> [Exercise goal]
Below are the records; extract from them the line containing "Clone this diagram in TikZ." to the line containing "(karakter) at (652,302)", both lines included, exactly and with no pictures.

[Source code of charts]
○ ○ ○ ○ ○

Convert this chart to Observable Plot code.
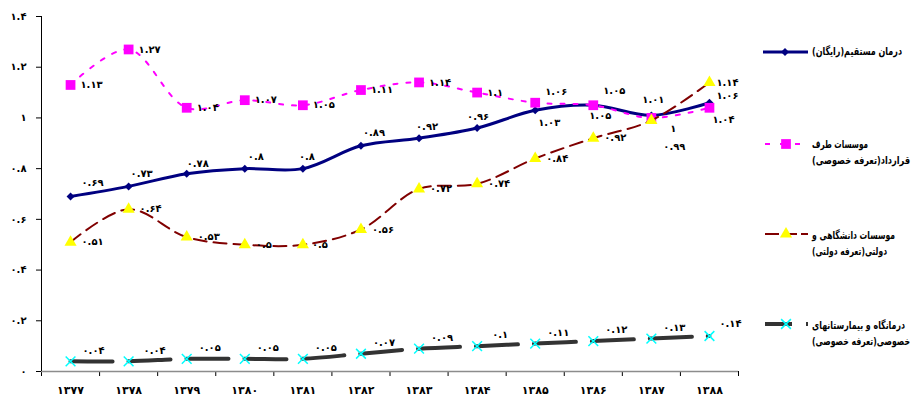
<!DOCTYPE html>
<html><head><meta charset="utf-8">
<script src="https://cdn.jsdelivr.net/npm/d3@7"></script>
<script src="https://cdn.jsdelivr.net/npm/@observablehq/plot@0.6"></script>
<style>
body{margin:0;background:#fff;}
#wrap{position:relative;width:911px;height:400px;overflow:hidden;font-family:"DejaVu Sans",sans-serif;}
.lg{position:absolute;left:812px;direction:rtl;white-space:nowrap;font-size:11px;font-weight:bold;line-height:13px;color:#000;transform-origin:0 50%;}
#wrap svg{position:absolute;left:0;top:0;overflow:visible;}
</style></head><body><div id="wrap"></div>
<script>
// ---- data ----
const years = [1377,1378,1379,1380,1381,1382,1383,1384,1385,1386,1387,1388];
const yTicks = [0,0.2,0.4,0.6,0.8,1,1.2,1.4];
const seriesNames = [
  "درمان مستقیم(رایگان)",
  "موسسات طرف قرارداد(تعرفه خصوصی)",
  "موسسات دانشگاهی و دولتی(تعرفه دولتی)",
  "درمانگاه و بیمارستانهای خصوصی(تعرفه خصوصی)"
];
const legendLines = [
  ["درمان مستقیم(رایگان)"],
  ["موسسات طرف", "قرارداد(تعرفه خصوصی)"],
  ["موسسات دانشگاهی و", "دولتی(تعرفه دولتی)"],
  ["درمانگاه و بیمارستانهای", "خصوصی(تعرفه خصوصی)"]
];
const direct   = [0.69,0.73,0.78,0.8,0.8,0.89,0.92,0.96,1.03,1.05,1.01,1.06];
const contract = [1.13,1.27,1.04,1.07,1.05,1.11,1.14,1.1,1.06,1.05,1,1.04];
const govt     = [0.51,0.64,0.53,0.5,0.5,0.56,0.72,0.74,0.84,0.92,0.99,1.14];
const privateC = [0.04,0.04,0.05,0.05,0.05,0.07,0.09,0.1,0.11,0.12,0.13,0.14];

// ---- helpers ----
const fa = v => String(v).replace(/\d/g, d => "۰۱۲۳۴۵۶۷۸۹"[d]);
const rows = (vals, name) => years.map((y,i) => ({year:y, value:vals[i], series:name}));
const dBlue = rows(direct, seriesNames[0]);
const dPink = rows(contract, seriesNames[1]);
const dGov  = rows(govt, seriesNames[2]);
const dPriv = rows(privateC, seriesNames[3]);
const bounds = years.map(y => y - 0.5).concat([years[years.length-1] + 0.5]);

// label placement (styling)
const place = {
  blue: {def:[12,-13], o:{1377:[22,-14],1378:[13,-13],1379:[11,-10],1380:[11,-12],1381:[4,-12],1382:[13,-13],1383:[8,-11],1384:[1,-11],1385:[14,12],1386:[7,11],1387:[2,-16],1388:[18,-7]}},
  pink: {def:[21,0], o:{1384:[18,0],1385:[21,-11],1386:[21,-14],1387:[22,11],1388:[14,12]}},
  gov:  {def:[22,0], o:{1380:[19,0],1381:[17,0],1387:[23,26],1388:[18,0]}},
  priv: {def:[23,-11], o:{1378:[26,-11],1388:[21,-12]}}
};
const labels = (data, key) => data.map(d => {
  const [dx, dy] = place[key].o[d.year] || place[key].def;
  return Plot.text([d], {x:"year", y:"value", text: d => fa(d.value), dx, dy,
    fontSize:10, fontWeight:"bold", fill:"#000", textAnchor:"middle"});
});

const curve = "catmull-rom";
const chart = Plot.plot({
  width: 911, height: 400,
  marginLeft: 41, marginRight: 173, marginTop: 16, marginBottom: 29,
  style: {fontFamily: "DejaVu Sans, sans-serif", background: "white"},
  x: {type: "linear", domain: [bounds[0], bounds[bounds.length-1]]},
  y: {domain: [0, 1.4]},
  marks: [
    Plot.axisY({ticks: yTicks, tickSize: 5, tickPadding: 10, tickFormat: fa, fontSize: 10, fontWeight: "bold", label: null}),
    Plot.axisX({ticks: bounds, tickSize: 5, tickFormat: () => "", label: null}),
    Plot.axisX({ticks: years, tickSize: 0, tickPadding: 15, tickFormat: fa, fontSize: 11, fontWeight: "bold", label: null}),
    Plot.ruleY([0], {stroke: "#8c8c8c", strokeWidth: 1.5}),
    Plot.ruleX([bounds[0]], {stroke: "#000", strokeWidth: 1}),
    // series 1
    Plot.line(dBlue, {x:"year", y:"value", stroke:"#000080", strokeWidth:3, curve}),
    Plot.dot(dBlue, {x:"year", y:"value", symbol:"diamond2", r:3.6, fill:"#000080", stroke:"none"}),
    // series 2
    Plot.line(dPink, {x:"year", y:"value", stroke:"#ff00ff", strokeWidth:2, strokeDasharray:"4,9", curve}),
    Plot.dot(dPink, {x:"year", y:"value", symbol:"square", r:5.5, fill:"#ff00ff", stroke:"none"}),
    // series 3
    Plot.line(dGov, {x:"year", y:"value", stroke:"#800000", strokeWidth:2, strokeDasharray:"13,7", curve}),
    Plot.dot(dGov, {x:"year", y:"value", symbol:"triangle", r:4.5, fill:"#ffff00", stroke:"none"}),
    // series 4
    Plot.line(dPriv, {x:"year", y:"value", stroke:"#333333", strokeWidth:4, strokeDasharray:"42,16", curve}),
    Plot.dot(dPriv, {x:"year", y:"value", symbol:"times", r:4.5, stroke:"#00ffff", strokeWidth:1.5}),
    ...labels(dBlue, "blue"),
    ...labels(dPink, "pink"),
    ...labels(dGov, "gov"),
    ...labels(dPriv, "priv")
  ]
});
const wrap = document.getElementById("wrap");
wrap.appendChild(chart);

// ---- legend ----
const svg = d3.select(chart);
const g = svg.append("g");
const ly = [52, 144, 234, 324];
g.append("line").attr("x1",763).attr("x2",808).attr("y1",ly[0]).attr("y2",ly[0]).attr("stroke","#000080").attr("stroke-width",3);
g.append("path").attr("d", d3.symbol(d3.symbolDiamond2, 40)()).attr("transform",`translate(785,${ly[0]})`).attr("fill","#000080");
g.append("line").attr("x1",765).attr("x2",800).attr("y1",ly[1]).attr("y2",ly[1]).attr("stroke","#ff00ff").attr("stroke-width",2).attr("stroke-dasharray","5,10");
g.append("path").attr("d", d3.symbol(d3.symbolSquare, 95)()).attr("transform",`translate(786,${ly[1]})`).attr("fill","#ff00ff");
g.append("line").attr("x1",765).attr("x2",808).attr("y1",ly[2]).attr("y2",ly[2]).attr("stroke","#800000").attr("stroke-width",2).attr("stroke-dasharray","14,4");
g.append("path").attr("d", d3.symbol(d3.symbolTriangle, 64)()).attr("transform",`translate(786,${ly[2]})`).attr("fill","#ffff00");
g.append("line").attr("x1",765).attr("x2",808).attr("y1",ly[3]).attr("y2",ly[3]).attr("stroke","#333").attr("stroke-width",4).attr("stroke-dasharray","27,14,2,20");
g.append("path").attr("d", d3.symbol(d3.symbolTimes, 64)()).attr("transform",`translate(786,${ly[3]})`).attr("stroke","#00ffff").attr("stroke-width",1.5).attr("fill","none");

// legend text rows (top px) and target widths, matching the reference layout
const textTops = [[45],[138,154],[229,245],[319,335]];
const textWidths = [[90],[56,98],[83,75],[93,98]];
legendLines.forEach((lines, i) => {
  lines.forEach((t, j) => {
    const div = document.createElement("div");
    div.className = "lg";
    div.style.top = textTops[i][j] + "px";
    div.textContent = t;
    wrap.appendChild(div);
    const w = div.getBoundingClientRect().width;
    div.style.transform = `scaleX(${textWidths[i][j] / w})`;
  });
});
</script>
</body></html>
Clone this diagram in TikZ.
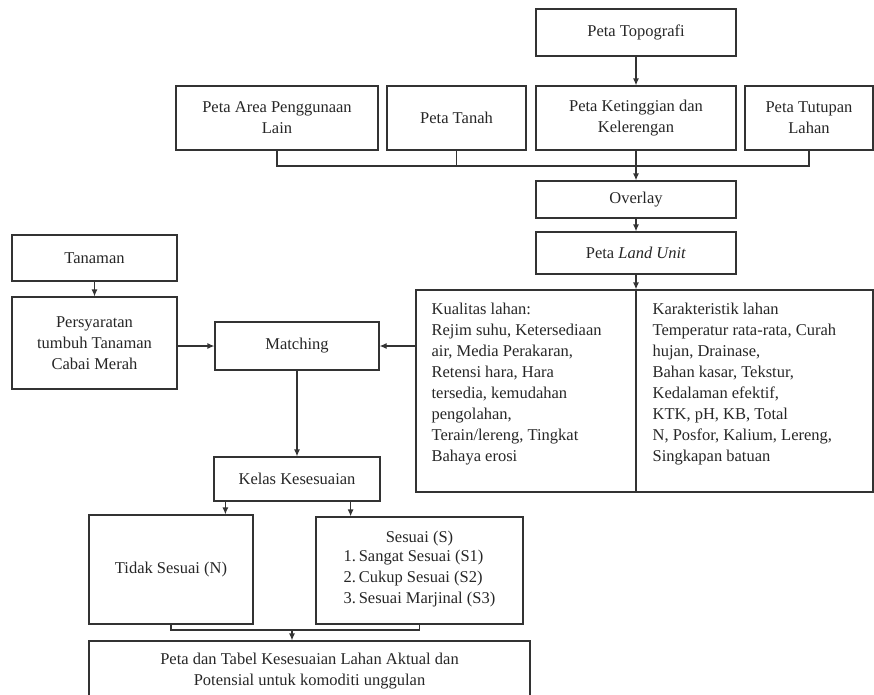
\documentclass[tikz,border=0pt]{standalone}
\usepackage{fontspec}
\setmainfont{Liberation Serif}
\usetikzlibrary{positioning, arrows.meta}

\begin{document}
\begin{tikzpicture}[x=1pt, y=-1pt, line width=1.2pt, draw=black!80,
  >={Latex[length=7pt,width=6pt]},
  every node/.style={font=\fontsize{16.5}{21}\selectfont, text=black!85},
  box/.style={draw=black!80, rectangle, align=center, inner sep=2pt},
  coltext/.style={anchor=north west, align=left, inner sep=0pt}]
       \useasboundingbox (0,0) rectangle (874,694);

       \node[box, minimum width=200, minimum height=47] (topo) at (636,32.5) {Peta Topografi};
       \node[box, minimum width=202, minimum height=64] (area) at (277,118) {Peta Area Penggunaan\\Lain};
       \node[box, minimum width=139, minimum height=64] (tanah) at (456.5,118) {Peta Tanah};
       \node[box, minimum width=200, minimum height=64] (tinggi) at (636,118) {Peta Ketinggian dan\\Kelerengan};
       \node[box, minimum width=128, minimum height=64] (tutupan) at (809,118) {Peta Tutupan\\Lahan};
       \node[box, minimum width=200, minimum height=37] (overlay) at (636,199.5) {Overlay};
       \node[box, minimum width=200, minimum height=42] (landunit) at (636,253) {Peta \textit{Land Unit}};

       \node[box, minimum width=457, minimum height=202] (tabel) at (644.5,391) {};
       \coordinate (divtop) at (636,290);
       \node[coltext] (kualitas) at (431,302) {Kualitas lahan:\\Rejim suhu, Ketersediaan\\air, Media Perakaran,\\Retensi hara, Hara\\tersedia, kemudahan\\pengolahan,\\Terain/lereng, Tingkat\\Bahaya erosi};
       \node[coltext] (karakter) at (652,302) {Karakteristik lahan\\Temperatur rata-rata, Curah\\hujan, Drainase,\\Bahan kasar, Tekstur,\\Kedalaman efektif,\\KTK, pH, KB, Total\\N, Posfor, Kalium, Lereng,\\Singkapan batuan};

       \node[box, minimum width=165, minimum height=46] (tanaman) at (94.5,258) {Tanaman};
       \node[box, minimum width=165, minimum height=92] (syarat) at (94.5,343) {Persyaratan\\tumbuh Tanaman\\Cabai Merah};
       \node[box, minimum width=164, minimum height=48] (matching) at (297,346) {Matching};
       \node[box, minimum width=166, minimum height=44] (kelas) at (297,479) {Kelas Kesesuaian};
       \node[box, minimum width=164, minimum height=109] (tidak) at (171,569.5) {Tidak Sesuai (N)};
       \node[box, minimum width=207, minimum height=107] (sesuai) at (419.5,570.5)
            {Sesuai (S)\\\begin{tabular}{@{}l@{}}1.\,Sangat Sesuai (S1)\\2.\,Cukup Sesuai (S2)\\3.\,Sesuai Marjinal (S3)\end{tabular}};
       \node[box, minimum width=441, minimum height=60] (akhir) at (309.5,671) {Peta dan Tabel Kesesuaian Lahan Aktual dan\\Potensial untuk komoditi unggulan};

       \coordinate (bus) at (636,166);
       \coordinate (merge) at (292,630);

       \draw[->] (topo) -- (tinggi);
       \draw (area.south) |- (bus) -| (tutupan.south);
       \draw (tanah.south) -- (tanah.south |- bus);
       \draw[->] (tinggi) -- (overlay);
       \draw[->] (overlay) -- (landunit);
       \draw[->] (landunit) -- (landunit.south |- tabel.north);
       \draw (divtop) -- (divtop |- tabel.south);
       \draw[->] (tanaman) -- (syarat);
       \draw[->] (syarat.east |- matching) -- (matching.west);
       \draw[->] (tabel.west |- matching) -- (matching.east);
       \draw[->] (matching) -- (kelas);
       \draw[->] ([xshift=12pt]kelas.south west) -- ([xshift=12pt]kelas.south west |- tidak.north);
       \draw[->] ([xshift=-30pt]kelas.south east) -- ([xshift=-30pt]kelas.south east |- sesuai.north);
       \draw (tidak.south) |- (merge) -| (sesuai.south);
       \draw[->] (merge) -- (merge |- akhir.north);
    \end{tikzpicture}
\end{document}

○ ○ ○ ○ ○

> [Solution for this exercise]
Clone this diagram in TikZ.
\documentclass[tikz,border=0pt]{standalone}
\usepackage{fontspec}
\setmainfont{Liberation Serif}
\usetikzlibrary{positioning, arrows.meta}

\begin{document}
\begin{tikzpicture}[x=1pt, y=-1pt, line width=1.2pt, draw=black!80,
  >={Latex[length=7pt,width=6pt]},
  every node/.style={font=\fontsize{16.5}{21}\selectfont, text=black!85},
  box/.style={draw=black!80, rectangle, align=center, inner sep=2pt},
  coltext/.style={anchor=north west, align=left, inner sep=0pt}]
       \useasboundingbox (0,0) rectangle (874,694);

       \node[box, minimum width=200, minimum height=47] (topo) at (636,32.5) {Peta Topografi};
       \node[box, minimum width=202, minimum height=64] (area) at (277,118) {Peta Area Penggunaan\\Lain};
       \node[box, minimum width=139, minimum height=64] (tanah) at (456.5,118) {Peta Tanah};
       \node[box, minimum width=200, minimum height=64] (tinggi) at (636,118) {Peta Ketinggian dan\\Kelerengan};
       \node[box, minimum width=128, minimum height=64] (tutupan) at (809,118) {Peta Tutupan\\Lahan};
       \node[box, minimum width=200, minimum height=37] (overlay) at (636,199.5) {Overlay};
       \node[box, minimum width=200, minimum height=42] (landunit) at (636,253) {Peta \textit{Land Unit}};

       \node[box, minimum width=457, minimum height=202] (tabel) at (644.5,391) {};
       \coordinate (divtop) at (636,290);
       \node[coltext] (kualitas) at (431,302) {Kualitas lahan:\\Rejim suhu, Ketersediaan\\air, Media Perakaran,\\Retensi hara, Hara\\tersedia, kemudahan\\pengolahan,\\Terain/lereng, Tingkat\\Bahaya erosi};
       \node[coltext] (karakter) at (652,302) {Karakteristik lahan\\Temperatur rata-rata, Curah\\hujan, Drainase,\\Bahan kasar, Tekstur,\\Kedalaman efektif,\\KTK, pH, KB, Total\\N, Posfor, Kalium, Lereng,\\Singkapan batuan};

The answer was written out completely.